(What the task requires): Return the material word for word. Do not include pictures.

(Provided material):

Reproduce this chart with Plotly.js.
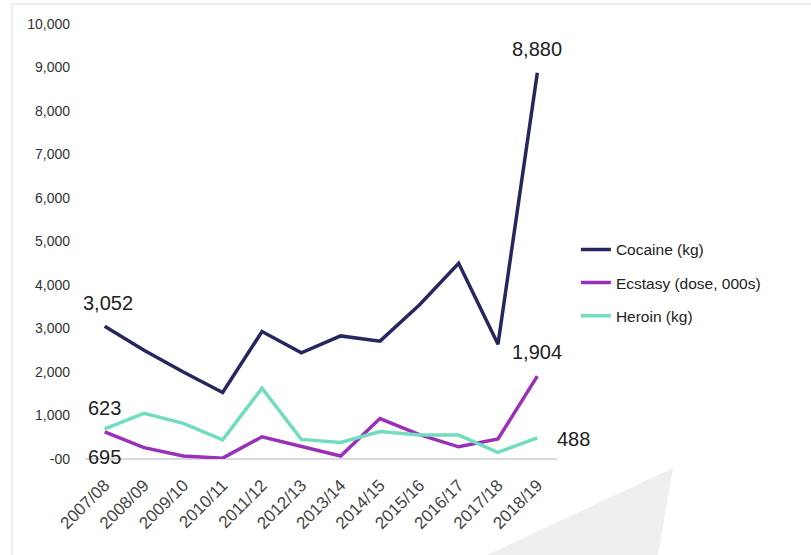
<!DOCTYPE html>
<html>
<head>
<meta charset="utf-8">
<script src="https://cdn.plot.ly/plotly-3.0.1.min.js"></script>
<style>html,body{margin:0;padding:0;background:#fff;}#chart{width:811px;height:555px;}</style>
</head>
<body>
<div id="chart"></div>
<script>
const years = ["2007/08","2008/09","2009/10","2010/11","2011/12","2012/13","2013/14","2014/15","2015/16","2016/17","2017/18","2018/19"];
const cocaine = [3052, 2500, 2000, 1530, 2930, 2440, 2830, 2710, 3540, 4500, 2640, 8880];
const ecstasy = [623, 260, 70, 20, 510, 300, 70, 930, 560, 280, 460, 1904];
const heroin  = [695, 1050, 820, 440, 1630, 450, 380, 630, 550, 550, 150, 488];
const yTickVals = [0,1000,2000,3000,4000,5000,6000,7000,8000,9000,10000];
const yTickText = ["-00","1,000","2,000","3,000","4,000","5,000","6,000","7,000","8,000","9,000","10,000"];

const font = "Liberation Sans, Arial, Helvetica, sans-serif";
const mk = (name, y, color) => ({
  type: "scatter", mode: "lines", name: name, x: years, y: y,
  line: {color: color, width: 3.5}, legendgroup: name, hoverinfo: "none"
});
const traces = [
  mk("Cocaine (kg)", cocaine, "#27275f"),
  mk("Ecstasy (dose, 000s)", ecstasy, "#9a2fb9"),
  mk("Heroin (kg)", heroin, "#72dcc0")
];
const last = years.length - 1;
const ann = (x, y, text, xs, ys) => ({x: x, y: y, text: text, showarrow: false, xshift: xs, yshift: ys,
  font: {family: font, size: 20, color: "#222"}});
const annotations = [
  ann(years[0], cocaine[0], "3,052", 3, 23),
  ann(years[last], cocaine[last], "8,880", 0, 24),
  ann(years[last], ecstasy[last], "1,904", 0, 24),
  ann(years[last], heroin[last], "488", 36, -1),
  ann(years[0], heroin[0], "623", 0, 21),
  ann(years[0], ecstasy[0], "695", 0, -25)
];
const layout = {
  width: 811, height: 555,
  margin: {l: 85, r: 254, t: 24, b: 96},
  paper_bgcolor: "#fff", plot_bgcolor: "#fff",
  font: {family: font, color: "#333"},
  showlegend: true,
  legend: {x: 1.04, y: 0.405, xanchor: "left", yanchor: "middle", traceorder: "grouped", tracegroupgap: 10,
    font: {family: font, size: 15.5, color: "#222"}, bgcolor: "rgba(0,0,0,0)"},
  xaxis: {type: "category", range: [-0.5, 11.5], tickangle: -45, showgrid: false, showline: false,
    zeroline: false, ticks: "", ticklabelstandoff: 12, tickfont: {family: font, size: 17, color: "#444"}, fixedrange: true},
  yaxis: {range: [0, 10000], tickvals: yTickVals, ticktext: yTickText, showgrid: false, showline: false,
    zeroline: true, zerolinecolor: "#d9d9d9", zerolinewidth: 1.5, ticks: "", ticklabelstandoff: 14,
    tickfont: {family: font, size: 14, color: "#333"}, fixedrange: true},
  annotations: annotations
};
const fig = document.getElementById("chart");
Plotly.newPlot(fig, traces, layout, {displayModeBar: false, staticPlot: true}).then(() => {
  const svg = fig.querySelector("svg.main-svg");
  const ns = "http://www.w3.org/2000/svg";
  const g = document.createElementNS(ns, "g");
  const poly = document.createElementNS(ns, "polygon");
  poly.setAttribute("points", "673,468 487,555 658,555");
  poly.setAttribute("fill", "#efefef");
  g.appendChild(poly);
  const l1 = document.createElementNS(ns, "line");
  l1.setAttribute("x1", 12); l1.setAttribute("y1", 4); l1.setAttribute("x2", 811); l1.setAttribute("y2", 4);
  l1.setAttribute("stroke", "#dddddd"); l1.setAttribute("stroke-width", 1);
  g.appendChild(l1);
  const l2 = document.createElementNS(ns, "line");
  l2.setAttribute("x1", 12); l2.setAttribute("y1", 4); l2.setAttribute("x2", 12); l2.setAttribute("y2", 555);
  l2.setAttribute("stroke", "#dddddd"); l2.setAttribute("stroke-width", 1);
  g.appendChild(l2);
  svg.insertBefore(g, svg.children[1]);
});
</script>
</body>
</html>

(Result):
Reproduce this chart with Plotly.js.
<!DOCTYPE html>
<html>
<head>
<meta charset="utf-8">
<script src="https://cdn.plot.ly/plotly-3.0.1.min.js"></script>
<style>html,body{margin:0;padding:0;background:#fff;}#chart{width:811px;height:555px;}</style>
</head>
<body>
<div id="chart"></div>
<script>
const years = ["2007/08","2008/09","2009/10","2010/11","2011/12","2012/13","2013/14","2014/15","2015/16","2016/17","2017/18","2018/19"];
const cocaine = [3052, 2500, 2000, 1530, 2930, 2440, 2830, 2710, 3540, 4500, 2640, 8880];
const ecstasy = [623, 260, 70, 20, 510, 300, 70, 930, 560, 280, 460, 1904];
const heroin  = [695, 1050, 820, 440, 1630, 450, 380, 630, 550, 550, 150, 488];
const yTickVals = [0,1000,2000,3000,4000,5000,6000,7000,8000,9000,10000];
const yTickText = ["-00","1,000","2,000","3,000","4,000","5,000","6,000","7,000","8,000","9,000","10,000"];

const font = "Liberation Sans, Arial, Helvetica, sans-serif";
const mk = (name, y, color) => ({
  type: "scatter", mode: "lines", name: name, x: years, y: y,
  line: {color: color, width: 3.5}, legendgroup: name, hoverinfo: "none"
});
const traces = [
  mk("Cocaine (kg)", cocaine, "#27275f"),
  mk("Ecstasy (dose, 000s)", ecstasy, "#9a2fb9"),
  mk("Heroin (kg)", heroin, "#72dcc0")
];
const last = years.length - 1;
const ann = (x, y, text, xs, ys) => ({x: x, y: y, text: text, showarrow: false, xshift: xs, yshift: ys,
  font: {family: font, size: 20, color: "#222"}});
const annotations = [
  ann(years[0], cocaine[0], "3,052", 3, 23),
  ann(years[last], cocaine[last], "8,880", 0, 24),
  ann(years[last], ecstasy[last], "1,904", 0, 24),
  ann(years[last], heroin[last], "488", 36, -1),
  ann(years[0], heroin[0], "623", 0, 21),
  ann(years[0], ecstasy[0], "695", 0, -25)
];
const layout = {
  width: 811, height: 555,
  margin: {l: 85, r: 254, t: 24, b: 96},
  paper_bgcolor: "#fff", plot_bgcolor: "#fff",
  font: {family: font, color: "#333"},
  showlegend: true,
  legend: {x: 1.04, y: 0.405, xanchor: "left", yanchor: "middle", traceorder: "grouped", tracegroupgap: 10,
    font: {family: font, size: 15.5, color: "#222"}, bgcolor: "rgba(0,0,0,0)"},
  xaxis: {type: "category", range: [-0.5, 11.5], tickangle: -45, showgrid: false, showline: false,
    zeroline: false, ticks: "", ticklabelstandoff: 12, tickfont: {family: font, size: 17, color: "#444"}, fixedrange: true},
  yaxis: {range: [0, 10000], tickvals: yTickVals, ticktext: yTickText, showgrid: false, showline: false,
    zeroline: true, zerolinecolor: "#d9d9d9", zerolinewidth: 1.5, ticks: "", ticklabelstandoff: 14,
    tickfont: {family: font, size: 14, color: "#333"}, fixedrange: true},
  annotations: annotations
};
const fig = document.getElementById("chart");
Plotly.newPlot(fig, traces, layout, {displayModeBar: false, staticPlot: true}).then(() => {
  const svg = fig.querySelector("svg.main-svg");
  const ns = "http://www.w3.org/2000/svg";
  const g = document.createElementNS(ns, "g");
  const poly = document.createElementNS(ns, "polygon");
  poly.setAttribute("points", "673,468 487,555 658,555");
  poly.setAttribute("fill", "#efefef");
  g.appendChild(poly);
  const l1 = document.createElementNS(ns, "line");
  l1.setAttribute("x1", 12); l1.setAttribute("y1", 4); l1.setAttribute("x2", 811); l1.setAttribute("y2", 4);
  l1.setAttribute("stroke", "#dddddd"); l1.setAttribute("stroke-width", 1);
  g.appendChild(l1);
  const l2 = document.createElementNS(ns, "line");
  l2.setAttribute("x1", 12); l2.setAttribute("y1", 4); l2.setAttribute("x2", 12); l2.setAttribute("y2", 555);
  l2.setAttribute("stroke", "#dddddd"); l2.setAttribute("stroke-width", 1);
  g.appendChild(l2);
  svg.insertBefore(g, svg.children[1]);
});
</script>
</body>
</html>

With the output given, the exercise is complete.